━━ RECORDED DATA ━━

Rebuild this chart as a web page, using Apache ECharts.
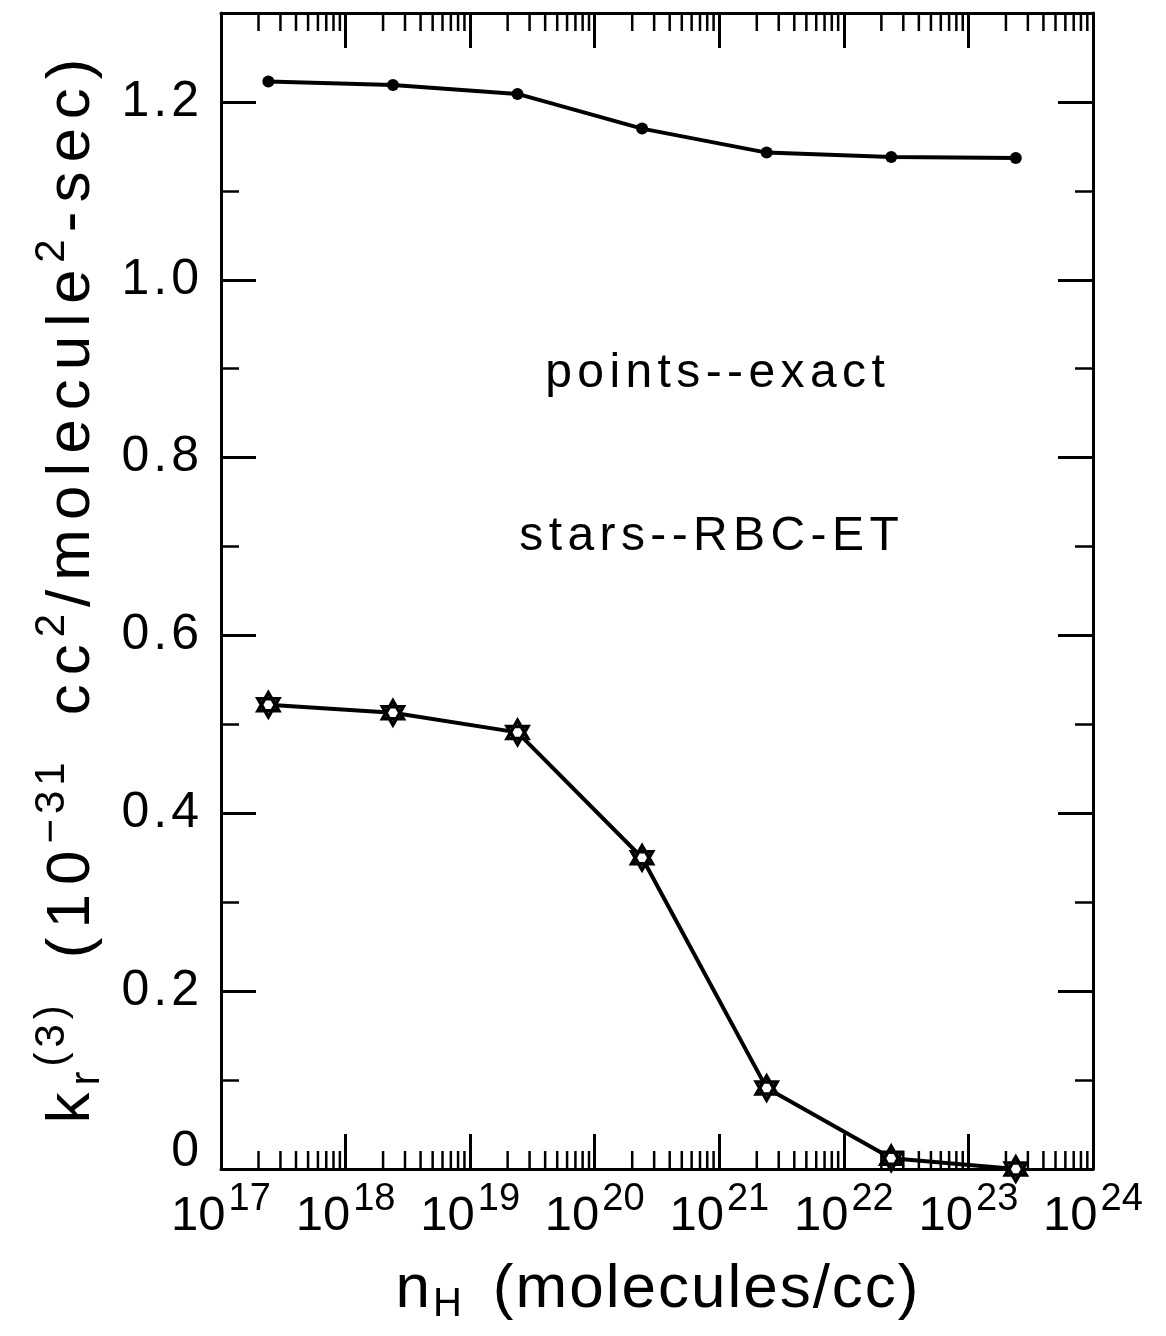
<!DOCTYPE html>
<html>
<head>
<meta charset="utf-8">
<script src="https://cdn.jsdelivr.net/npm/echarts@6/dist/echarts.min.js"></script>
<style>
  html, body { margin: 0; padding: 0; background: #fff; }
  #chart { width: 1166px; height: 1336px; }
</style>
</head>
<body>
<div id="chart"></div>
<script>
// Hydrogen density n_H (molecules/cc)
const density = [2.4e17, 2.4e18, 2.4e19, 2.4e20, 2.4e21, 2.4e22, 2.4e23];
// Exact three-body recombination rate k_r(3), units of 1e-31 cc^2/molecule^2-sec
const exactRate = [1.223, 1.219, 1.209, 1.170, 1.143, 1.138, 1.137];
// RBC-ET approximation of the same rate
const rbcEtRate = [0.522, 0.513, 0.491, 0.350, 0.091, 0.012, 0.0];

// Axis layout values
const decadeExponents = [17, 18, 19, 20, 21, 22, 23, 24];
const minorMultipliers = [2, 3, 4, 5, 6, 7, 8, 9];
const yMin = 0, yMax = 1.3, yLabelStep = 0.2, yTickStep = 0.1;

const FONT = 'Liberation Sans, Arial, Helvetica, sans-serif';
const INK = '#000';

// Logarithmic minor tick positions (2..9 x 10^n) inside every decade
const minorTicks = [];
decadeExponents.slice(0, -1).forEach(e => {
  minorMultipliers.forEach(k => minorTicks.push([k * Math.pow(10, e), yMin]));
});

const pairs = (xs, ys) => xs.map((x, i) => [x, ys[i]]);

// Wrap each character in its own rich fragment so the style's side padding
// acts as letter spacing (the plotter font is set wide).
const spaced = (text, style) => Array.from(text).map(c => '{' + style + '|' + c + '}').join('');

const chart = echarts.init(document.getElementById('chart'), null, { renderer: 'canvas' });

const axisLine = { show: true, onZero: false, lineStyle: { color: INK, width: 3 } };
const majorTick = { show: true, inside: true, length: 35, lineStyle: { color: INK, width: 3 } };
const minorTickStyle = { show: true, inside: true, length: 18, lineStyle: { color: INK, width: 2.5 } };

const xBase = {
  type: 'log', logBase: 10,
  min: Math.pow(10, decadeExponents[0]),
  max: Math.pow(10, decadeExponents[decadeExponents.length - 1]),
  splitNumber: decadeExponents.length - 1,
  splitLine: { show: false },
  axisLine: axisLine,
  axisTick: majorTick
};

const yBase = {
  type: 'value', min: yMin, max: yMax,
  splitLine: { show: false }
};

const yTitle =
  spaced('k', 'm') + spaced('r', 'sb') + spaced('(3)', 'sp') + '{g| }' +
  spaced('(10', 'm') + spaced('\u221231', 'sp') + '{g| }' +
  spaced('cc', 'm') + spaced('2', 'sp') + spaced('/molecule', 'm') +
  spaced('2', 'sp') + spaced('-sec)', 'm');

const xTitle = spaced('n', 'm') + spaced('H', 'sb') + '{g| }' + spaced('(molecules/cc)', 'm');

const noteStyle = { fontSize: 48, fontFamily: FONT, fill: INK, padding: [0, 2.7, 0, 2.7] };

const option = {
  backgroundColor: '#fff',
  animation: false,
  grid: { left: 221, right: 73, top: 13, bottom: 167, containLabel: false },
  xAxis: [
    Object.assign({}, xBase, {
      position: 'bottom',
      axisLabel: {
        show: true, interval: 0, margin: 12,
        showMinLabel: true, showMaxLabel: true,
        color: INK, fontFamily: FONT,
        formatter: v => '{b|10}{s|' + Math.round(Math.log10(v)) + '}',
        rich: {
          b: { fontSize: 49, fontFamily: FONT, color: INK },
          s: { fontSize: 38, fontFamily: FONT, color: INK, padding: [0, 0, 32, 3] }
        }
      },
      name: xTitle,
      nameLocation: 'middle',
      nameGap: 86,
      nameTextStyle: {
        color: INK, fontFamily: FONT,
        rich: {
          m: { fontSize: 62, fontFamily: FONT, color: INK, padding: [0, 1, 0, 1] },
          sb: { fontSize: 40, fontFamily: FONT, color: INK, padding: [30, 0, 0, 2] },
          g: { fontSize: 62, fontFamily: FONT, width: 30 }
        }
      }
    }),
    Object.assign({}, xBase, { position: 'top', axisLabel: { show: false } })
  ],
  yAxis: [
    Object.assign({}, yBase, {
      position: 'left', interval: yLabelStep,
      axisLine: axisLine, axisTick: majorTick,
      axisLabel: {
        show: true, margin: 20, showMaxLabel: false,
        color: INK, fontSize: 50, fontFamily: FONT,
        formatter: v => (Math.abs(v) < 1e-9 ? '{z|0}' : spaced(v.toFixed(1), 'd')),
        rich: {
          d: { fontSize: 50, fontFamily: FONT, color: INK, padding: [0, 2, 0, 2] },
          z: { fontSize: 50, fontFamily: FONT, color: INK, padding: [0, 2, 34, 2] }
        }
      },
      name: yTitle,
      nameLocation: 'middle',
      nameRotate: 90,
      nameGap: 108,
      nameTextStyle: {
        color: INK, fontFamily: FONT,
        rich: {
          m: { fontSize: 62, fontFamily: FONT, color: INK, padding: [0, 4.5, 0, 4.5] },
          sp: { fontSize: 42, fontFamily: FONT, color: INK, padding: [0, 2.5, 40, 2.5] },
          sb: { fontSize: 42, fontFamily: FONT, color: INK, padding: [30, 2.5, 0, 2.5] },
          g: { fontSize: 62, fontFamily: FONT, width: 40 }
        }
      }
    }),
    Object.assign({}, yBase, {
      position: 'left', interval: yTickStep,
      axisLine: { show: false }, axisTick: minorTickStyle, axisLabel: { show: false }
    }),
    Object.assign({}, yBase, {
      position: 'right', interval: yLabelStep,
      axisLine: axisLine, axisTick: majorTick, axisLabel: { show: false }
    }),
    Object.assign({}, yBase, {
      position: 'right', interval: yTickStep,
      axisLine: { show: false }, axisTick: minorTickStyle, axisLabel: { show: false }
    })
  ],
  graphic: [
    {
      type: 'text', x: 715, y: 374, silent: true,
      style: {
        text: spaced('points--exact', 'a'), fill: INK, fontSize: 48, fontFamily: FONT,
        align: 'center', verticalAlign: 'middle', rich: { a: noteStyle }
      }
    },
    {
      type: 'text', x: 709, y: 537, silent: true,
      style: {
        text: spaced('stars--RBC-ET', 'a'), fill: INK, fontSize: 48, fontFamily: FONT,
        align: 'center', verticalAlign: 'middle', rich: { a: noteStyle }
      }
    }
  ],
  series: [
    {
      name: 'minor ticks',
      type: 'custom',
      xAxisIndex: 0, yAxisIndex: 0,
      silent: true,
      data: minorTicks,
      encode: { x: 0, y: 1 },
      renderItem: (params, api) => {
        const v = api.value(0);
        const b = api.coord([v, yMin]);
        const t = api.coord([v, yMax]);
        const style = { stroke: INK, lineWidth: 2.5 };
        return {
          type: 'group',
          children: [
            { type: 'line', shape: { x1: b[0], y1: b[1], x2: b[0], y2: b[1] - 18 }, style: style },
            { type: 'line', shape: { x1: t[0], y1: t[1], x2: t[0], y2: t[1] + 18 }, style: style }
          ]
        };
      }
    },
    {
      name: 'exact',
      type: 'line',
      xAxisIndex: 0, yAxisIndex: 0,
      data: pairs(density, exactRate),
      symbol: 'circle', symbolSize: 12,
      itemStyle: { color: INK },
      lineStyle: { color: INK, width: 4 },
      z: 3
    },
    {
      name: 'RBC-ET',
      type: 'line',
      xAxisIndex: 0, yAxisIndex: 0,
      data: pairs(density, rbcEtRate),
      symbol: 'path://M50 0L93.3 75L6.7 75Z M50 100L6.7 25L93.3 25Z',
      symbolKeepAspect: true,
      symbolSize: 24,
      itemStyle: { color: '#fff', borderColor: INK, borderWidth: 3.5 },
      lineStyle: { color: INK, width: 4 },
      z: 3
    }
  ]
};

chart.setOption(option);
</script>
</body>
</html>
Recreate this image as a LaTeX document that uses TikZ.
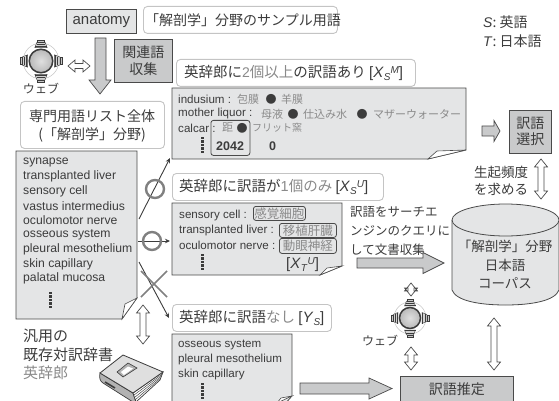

━━━

▸ **TO DO**: Every line of the records that includes the word "document" should be gathered.

▸ **ANSWER TO THIS EXERCISE**:
const chart = echarts.init(document.getElementById('chart'), null, { renderer: 'canvas' });
Recreate this image as a LaTeX document that uses TikZ.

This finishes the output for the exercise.